Recently (or, perhaps, I recently noticed) my garage fridge started shocking me if I touch it in the wrong place. (A sampling of "wrong" places: the door hinge, a spot on the other corner where the paint is worn off)

The shock is quite severe, definitely not a static discharge.

I bought an outlet tester, which tells me that the outlet that the refrigerator is plugged into has an open ground. Is this enough to make the fridge shock me? I have checked for frayed or damaged wires inside the fridge and didn't find anything.

EDIT: More info: The fridge is currently plugged in to a surge protector, which is plugged in to a plug-in type GFCI, which is plugged into the ungrounded outlet.

EDIT 2: I have since fixed this problem by grounding the outlet in question. I don't know whether this masks a legitimate problem with the refrigerator, or if this was the actual solution, but the bottom line is that it not longer shocks me when I touch it.

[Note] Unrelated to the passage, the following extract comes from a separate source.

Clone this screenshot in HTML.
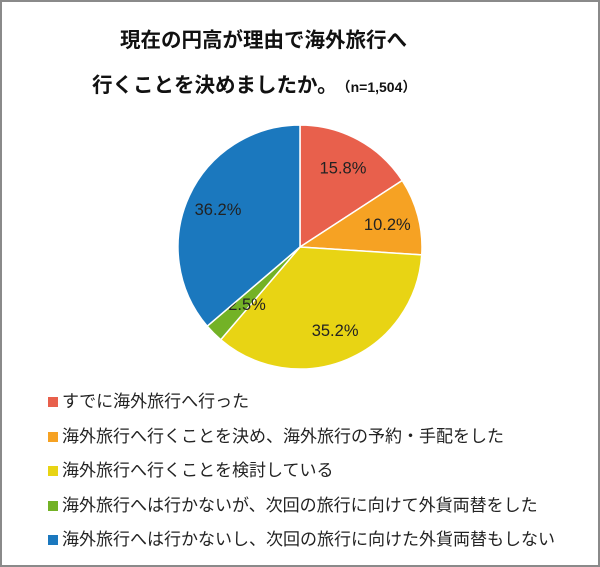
<!DOCTYPE html>
<html><head><meta charset="utf-8"><style>
body{margin:0;width:600px;height:567px;overflow:hidden;background:#fff;font-family:"Liberation Sans","Noto Sans CJK JP",sans-serif}
#frame{position:absolute;left:0;top:0;width:596px;height:563px;border:2px solid #8a8a8a}
.t{position:absolute;font-weight:bold;color:#111;white-space:nowrap}
.leg{position:absolute;left:48px;font-size:17px;color:#222;white-space:nowrap;line-height:20px}
.leg i{display:inline-block;width:10px;height:10px;margin-right:4px;vertical-align:0px}
</style></head><body>
<div id="frame"></div>
<div class="t" style="left:120px;top:23px;font-size:20.5px">現在の円高が理由で海外旅行へ</div>
<div class="t" style="left:92px;top:68px;font-size:20.5px">行くことを決めましたか。<span style="font-size:14px;margin-left:6px">（n=1,504）</span></div>
<svg id="pie" width="600" height="567" style="position:absolute;left:0;top:0"></svg>
<div id="legend"></div>
<script>
const categories=["すでに海外旅行へ行った","海外旅行へ行くことを決め、海外旅行の予約・手配をした","海外旅行へ行くことを検討している","海外旅行へは行かないが、次回の旅行に向けて外貨両替をした","海外旅行へは行かないし、次回の旅行に向けた外貨両替もしない"];
const values=[15.8,10.2,35.2,2.5,36.2];
const colors=["#E8604C","#F6A223","#E8D414","#73B226","#1B78BE"];
const cx=300,cy=247,r=122;
const svg=document.getElementById('pie');const NS="http://www.w3.org/2000/svg";
const total=values.reduce((a,b)=>a+b,0);
let a0=0;
values.forEach((v,i)=>{
  const a1=a0+v/total*2*Math.PI;
  const p=(a)=>[cx+r*Math.sin(a),cy-r*Math.cos(a)];
  const [x0,y0]=p(a0),[x1,y1]=p(a1);
  const path=document.createElementNS(NS,'path');
  path.setAttribute('d',`M${cx},${cy}L${x0},${y0}A${r},${r} 0 ${a1-a0>Math.PI?1:0} 1 ${x1},${y1}Z`);
  path.setAttribute('fill',colors[i]);path.setAttribute('stroke','#fff');path.setAttribute('stroke-width','1.5');
  
  
  svg.appendChild(path);
  const am=(a0+a1)/2;const lr=i==3?r*0.66:r*0.74;
  const t=document.createElementNS(NS,'text');
  t.setAttribute('x',cx+lr*Math.sin(am)+(i==3?4:0));t.setAttribute('y',cy-lr*Math.cos(am)+6);
  t.setAttribute('text-anchor','middle');t.setAttribute('font-size','16.5');t.setAttribute('fill','#222');
  t.setAttribute('font-family','Liberation Sans, sans-serif');
  t.textContent=v.toFixed(1)+'%';
  
  
  svg.appendChild(t);
  a0=a1;
});
const leg=document.getElementById('legend');
categories.forEach((c,i)=>{
  const d=document.createElement('div');d.className='leg';d.style.top=(392+i*34.5)+'px';
  d.innerHTML='<i style="background:'+colors[i]+'"></i>'+c;
  
  
  leg.appendChild(d);
});
</script>
</body></html>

Thank you everyone for all of your help!

Best Answer

An open ground is not in and of itself a problem. Grounds are there to dump excess voltage in case something goes wrong. If all our appliances worked properly all the time, there'd be no need for ground.

So what you have is two problems:

  1. Your fridge has a bare wire rubbing against the frame or other electrical short,
  2. And, the safety device meant to mitigate such a fault (ground) is broken.

If I were you, I'd replace the outlet, preferably with a GFI, and make sure the ground is attached. Then I'd have someone in to look at the fridge.